As I drove into work Monday morning the sky was so strange and interesting that I had to snap a photo. Too bad this little iphone photo doesn’t do it much justice (thankfully I was more focused on driving!). The sky was split right down the middle. To the north and west was a perfect blue sky, pushing into what was an entire wall of clouds to the south and east. I don’t know that I’ve ever noticed clouds like that, with a perfect seam. What also interested me was that this intersection was not violent; there were no thunderstorms making way for clearer skies. They both just seem to co-exist and allowed me to drive concurrently with the divide.
As I drove along/under this weather anomaly, I listened to the weekend’s stories about the Connecticut shooting punctuated with Christmas interludes. Paradox.

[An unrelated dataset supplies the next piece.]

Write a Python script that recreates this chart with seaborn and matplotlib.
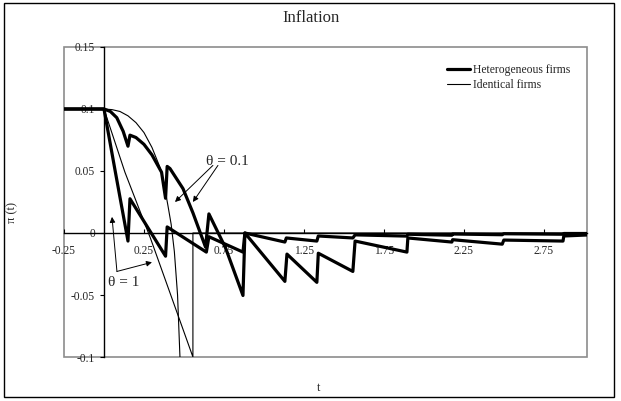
import matplotlib
matplotlib.use("Agg")
import numpy as np
import pandas as pd
import seaborn as sns
import matplotlib.pyplot as plt
from matplotlib.patches import Rectangle
from matplotlib.ticker import FuncFormatter

# heterogeneous firms, theta = 0.1
het01_t = [-0.25, 0, 0.04, 0.08, 0.12, 0.15, 0.1625, 0.2, 0.25, 0.3, 0.36, 0.385,
           0.395, 0.4125, 0.494, 0.556, 0.635, 0.656, 0.76, 0.869, 0.881, 1.131,
           1.144, 1.331, 1.34, 1.556, 1.57, 1.894, 1.9, 2.175, 2.18, 2.49, 2.5,
           2.87, 2.875, 3.02]
het01_pi = [0.1, 0.1, 0.098, 0.093, 0.082, 0.07, 0.0789, 0.077, 0.0715, 0.063, 0.049, 0.028,
            0.0537, 0.052, 0.0358, 0.0163, -0.0114, 0.0154, -0.012, -0.0504, 0, -0.039,
            -0.017, -0.0398, -0.0163, -0.031, -0.0065, -0.0154, -0.004, -0.0073, -0.0054, -0.009, -0.0057,
            -0.0065, -0.0024, -0.0016]

# heterogeneous firms, theta = 1
het1_t = [-0.25, 0, 0.07, 0.15, 0.1625, 0.385, 0.395, 0.64, 0.656, 0.869, 0.881, 1.131,
          1.14, 1.331, 1.34, 1.556, 1.57, 1.894, 1.9, 2.175, 2.18, 2.49, 2.5, 2.87,
          2.875, 3.02]
het1_pi = [0.1, 0.1, 0.05, -0.0065, 0.0276, -0.0187, 0.0049, -0.0154, -0.003, -0.0154, 0, -0.0073,
           -0.004, -0.0065, -0.0024, -0.004, -0.0015, -0.0025, -0.001, -0.0018, -0.0008, -0.0014, -0.0006, -0.001,
           -0.0004, -0.0004]

# identical firms, theta = 0.1
idn01_t = [-0.25, 0, 0.05, 0.1, 0.15, 0.2, 0.25, 0.3, 0.35, 0.375, 0.4, 0.42, 0.44,
           0.46, 0.475, 0.48]
idn01_pi = [0.1, 0.1, 0.0995, 0.098, 0.0945, 0.089, 0.081, 0.069, 0.053, 0.04, 0.022, 0.007, -0.015,
            -0.05, -0.1, -0.13]

# identical firms, theta = 1
idn1_t = [-0.25, 0, 0.131, 0.29, 0.556, 0.556, 3.02]
idn1_pi = [0.1, 0.1, 0.049, -0.004, -0.1, 0, 0]

x_ticks = [-0.25, 0.25, 0.75, 1.25, 1.75, 2.25, 2.75]
y_ticks = [-0.1, -0.05, 0, 0.05, 0.1, 0.15]

sns.set_style("white")
plt.rcParams["font.family"] = ["Liberation Serif", "DejaVu Serif"]

fig = plt.figure(figsize=(6.21, 4.01), dpi=100)
ax = fig.add_axes([64 / 621, 44 / 401, 523 / 621, 310 / 401])

series = [
    (het01_t, het01_pi, 2.3, "Heterogeneous firms"),
    (het1_t, het1_pi, 2.3, None),
    (idn01_t, idn01_pi, 0.8, "Identical firms"),
    (idn1_t, idn1_pi, 0.8, None),
]
for t, pi, lw, lab in series:
    df = pd.DataFrame({"t": t, "pi": pi})
    sns.lineplot(data=df, x="t", y="pi", sort=False, estimator=None,
                 color="black", lw=lw, label=lab, ax=ax, legend=False)

ax.set_xlim(-0.25, 3.02)
ax.set_ylim(-0.1, 0.15)

# axes through the origin, grey frame around the plot area
ax.spines["left"].set_position(("data", 0))
ax.spines["bottom"].set_position(("data", 0))
for s in ["left", "bottom"]:
    ax.spines[s].set_color("black")
    ax.spines[s].set_linewidth(1)
for s in ["top", "right"]:
    ax.spines[s].set_visible(False)
ax.add_patch(Rectangle((0, 0), 1, 1, transform=ax.transAxes, fill=False,
                       edgecolor="#8c8c8c", lw=1.2, clip_on=False, zorder=0))

ax.set_xticks(x_ticks)
ax.set_yticks(y_ticks)
fmt = FuncFormatter(lambda v, p: "%g" % v)
ax.xaxis.set_major_formatter(fmt)
ax.yaxis.set_major_formatter(fmt)
ax.tick_params(axis="x", bottom=True, direction="in", length=3, width=0.8,
               pad=9, labelsize=8.3, color="black")
ax.tick_params(axis="y", left=True, direction="out", length=3, width=0.8,
               pad=3.5, labelsize=8.3, color="black")

ax.set_xlabel("t", fontsize=9)
ax.set_ylabel("π (t)", fontsize=9)
ax.xaxis.set_label_coords(0.486, -0.081)
ax.yaxis.set_label_coords(-0.088, 0.465)
ax.set_title("Inflation", fontsize=12, x=0.472, pad=18)

ax.legend(loc="upper left", bbox_to_anchor=(0.732, 0.9455), frameon=False,
          fontsize=8.4, handlelength=2.0, handletextpad=0.2, labelspacing=0.3,
          borderpad=0, borderaxespad=0)

arrow = dict(arrowstyle="-|>", lw=0.7, color="black", mutation_scale=8,
             shrinkA=0, shrinkB=0)
ax.text(0.77, 0.058, "θ = 0.1", fontsize=11, ha="center", va="center")
ax.annotate("", xy=(0.444, 0.025), xytext=(0.681, 0.0545), arrowprops=arrow)
ax.annotate("", xy=(0.556, 0.025), xytext=(0.7125, 0.0545), arrowprops=arrow)
ax.text(0.125, -0.0398, "θ = 1", fontsize=11, ha="center", va="center")
ax.annotate("", xy=(0.05, 0.013), xytext=(0.081, -0.031), arrowprops=arrow)
ax.annotate("", xy=(0.3, -0.0236), xytext=(0.081, -0.031), arrowprops=arrow)

fig.add_artist(Rectangle((4 / 621, 4 / 401), 610 / 621, 394 / 401,
                         transform=fig.transFigure, fill=False,
                         edgecolor="black", lw=1))

fig.savefig("out.png", dpi=100)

The holidays in general always seem to have such forced ‘happiness’ (i.e. consumerism) that it’s all too easy for my inner cynic to rear her mouthy head and to be grumpy about unmet expectations; simultaneously however, spontaneous acts of generosity, love and authenticity pepper my advent days. Paradox.
This is the reality in which I live, in which we all live: murder and compassion, grief and joy, consumerism and truth.
I sometimes think living in an “either | or” kind of world would be easier; but “both | and” has it’s place. I guess my lesson is that I need to remember that I (and others!) am constantly experiencing the paradox — and to embrace it rather than try to have an all or nothing attitude. This is a good reminder as we prepare to enter the darkest day of the year, the winter solstice, while also embracing the coming Light of December 25.